> Task directions:
Your job is to retype all of the data word for word, leaving every image out.

> Provided data:
** Begin **

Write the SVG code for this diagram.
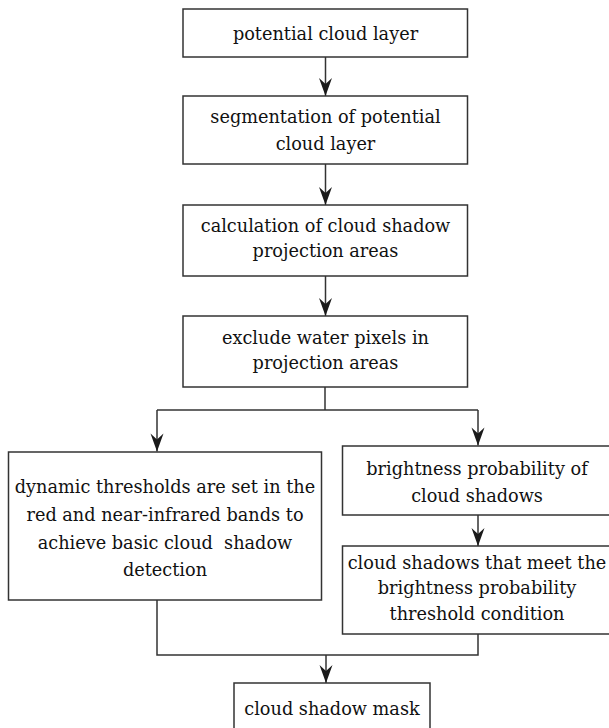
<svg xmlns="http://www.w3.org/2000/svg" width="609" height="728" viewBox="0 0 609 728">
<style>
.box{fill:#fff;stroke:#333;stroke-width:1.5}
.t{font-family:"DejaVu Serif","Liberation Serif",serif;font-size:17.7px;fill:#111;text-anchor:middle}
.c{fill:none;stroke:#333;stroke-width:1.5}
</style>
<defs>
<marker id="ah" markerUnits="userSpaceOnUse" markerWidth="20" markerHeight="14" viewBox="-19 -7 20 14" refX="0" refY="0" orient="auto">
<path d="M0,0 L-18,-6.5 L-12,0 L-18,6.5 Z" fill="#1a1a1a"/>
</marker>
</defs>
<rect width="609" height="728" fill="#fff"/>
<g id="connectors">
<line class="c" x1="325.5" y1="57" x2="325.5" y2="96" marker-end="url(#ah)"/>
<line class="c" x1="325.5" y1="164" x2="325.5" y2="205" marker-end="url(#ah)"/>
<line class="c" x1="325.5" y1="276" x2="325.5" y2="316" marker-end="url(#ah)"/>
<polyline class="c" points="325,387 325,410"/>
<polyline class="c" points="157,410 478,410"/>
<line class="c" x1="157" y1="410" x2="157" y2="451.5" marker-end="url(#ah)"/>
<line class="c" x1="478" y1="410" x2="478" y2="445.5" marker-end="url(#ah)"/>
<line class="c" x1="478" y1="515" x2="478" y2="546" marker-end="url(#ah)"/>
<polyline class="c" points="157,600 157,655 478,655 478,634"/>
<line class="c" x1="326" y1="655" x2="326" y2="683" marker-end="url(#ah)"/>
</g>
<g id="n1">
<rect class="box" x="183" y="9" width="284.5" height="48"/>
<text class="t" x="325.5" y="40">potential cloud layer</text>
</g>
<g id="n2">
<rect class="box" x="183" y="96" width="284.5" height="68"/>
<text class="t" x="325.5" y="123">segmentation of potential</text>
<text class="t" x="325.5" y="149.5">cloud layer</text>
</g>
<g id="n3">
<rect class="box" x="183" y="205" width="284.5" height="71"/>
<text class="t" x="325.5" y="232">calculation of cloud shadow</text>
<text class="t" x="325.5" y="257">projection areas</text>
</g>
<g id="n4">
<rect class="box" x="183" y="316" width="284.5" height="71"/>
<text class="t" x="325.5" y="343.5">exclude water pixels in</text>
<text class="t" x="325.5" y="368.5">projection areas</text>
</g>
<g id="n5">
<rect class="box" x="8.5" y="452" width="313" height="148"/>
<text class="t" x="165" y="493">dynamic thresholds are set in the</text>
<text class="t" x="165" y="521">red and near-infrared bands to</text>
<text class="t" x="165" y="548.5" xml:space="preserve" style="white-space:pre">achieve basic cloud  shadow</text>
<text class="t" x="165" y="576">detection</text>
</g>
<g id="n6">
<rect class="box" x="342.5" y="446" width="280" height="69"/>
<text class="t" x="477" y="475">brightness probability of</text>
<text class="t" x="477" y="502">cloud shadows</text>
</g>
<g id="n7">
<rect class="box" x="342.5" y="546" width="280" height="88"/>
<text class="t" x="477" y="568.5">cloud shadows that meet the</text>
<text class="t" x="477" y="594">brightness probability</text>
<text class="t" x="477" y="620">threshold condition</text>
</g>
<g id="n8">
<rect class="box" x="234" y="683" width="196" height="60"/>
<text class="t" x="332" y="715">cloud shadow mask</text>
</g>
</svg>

** End **

> Task response:
Write the SVG code for this diagram.
<svg xmlns="http://www.w3.org/2000/svg" width="609" height="728" viewBox="0 0 609 728">
<style>
.box{fill:#fff;stroke:#333;stroke-width:1.5}
.t{font-family:"DejaVu Serif","Liberation Serif",serif;font-size:17.7px;fill:#111;text-anchor:middle}
.c{fill:none;stroke:#333;stroke-width:1.5}
</style>
<defs>
<marker id="ah" markerUnits="userSpaceOnUse" markerWidth="20" markerHeight="14" viewBox="-19 -7 20 14" refX="0" refY="0" orient="auto">
<path d="M0,0 L-18,-6.5 L-12,0 L-18,6.5 Z" fill="#1a1a1a"/>
</marker>
</defs>
<rect width="609" height="728" fill="#fff"/>
<g id="connectors">
<line class="c" x1="325.5" y1="57" x2="325.5" y2="96" marker-end="url(#ah)"/>
<line class="c" x1="325.5" y1="164" x2="325.5" y2="205" marker-end="url(#ah)"/>
<line class="c" x1="325.5" y1="276" x2="325.5" y2="316" marker-end="url(#ah)"/>
<polyline class="c" points="325,387 325,410"/>
<polyline class="c" points="157,410 478,410"/>
<line class="c" x1="157" y1="410" x2="157" y2="451.5" marker-end="url(#ah)"/>
<line class="c" x1="478" y1="410" x2="478" y2="445.5" marker-end="url(#ah)"/>
<line class="c" x1="478" y1="515" x2="478" y2="546" marker-end="url(#ah)"/>
<polyline class="c" points="157,600 157,655 478,655 478,634"/>
<line class="c" x1="326" y1="655" x2="326" y2="683" marker-end="url(#ah)"/>
</g>
<g id="n1">
<rect class="box" x="183" y="9" width="284.5" height="48"/>
<text class="t" x="325.5" y="40">potential cloud layer</text>
</g>
<g id="n2">
<rect class="box" x="183" y="96" width="284.5" height="68"/>
<text class="t" x="325.5" y="123">segmentation of potential</text>
<text class="t" x="325.5" y="149.5">cloud layer</text>
</g>
<g id="n3">
<rect class="box" x="183" y="205" width="284.5" height="71"/>
<text class="t" x="325.5" y="232">calculation of cloud shadow</text>
<text class="t" x="325.5" y="257">projection areas</text>
</g>
<g id="n4">
<rect class="box" x="183" y="316" width="284.5" height="71"/>
<text class="t" x="325.5" y="343.5">exclude water pixels in</text>
<text class="t" x="325.5" y="368.5">projection areas</text>
</g>
<g id="n5">
<rect class="box" x="8.5" y="452" width="313" height="148"/>
<text class="t" x="165" y="493">dynamic thresholds are set in the</text>
<text class="t" x="165" y="521">red and near-infrared bands to</text>
<text class="t" x="165" y="548.5" xml:space="preserve" style="white-space:pre">achieve basic cloud  shadow</text>
<text class="t" x="165" y="576">detection</text>
</g>
<g id="n6">
<rect class="box" x="342.5" y="446" width="280" height="69"/>
<text class="t" x="477" y="475">brightness probability of</text>
<text class="t" x="477" y="502">cloud shadows</text>
</g>
<g id="n7">
<rect class="box" x="342.5" y="546" width="280" height="88"/>
<text class="t" x="477" y="568.5">cloud shadows that meet the</text>
<text class="t" x="477" y="594">brightness probability</text>
<text class="t" x="477" y="620">threshold condition</text>
</g>
<g id="n8">
<rect class="box" x="234" y="683" width="196" height="60"/>
<text class="t" x="332" y="715">cloud shadow mask</text>
</g>
</svg>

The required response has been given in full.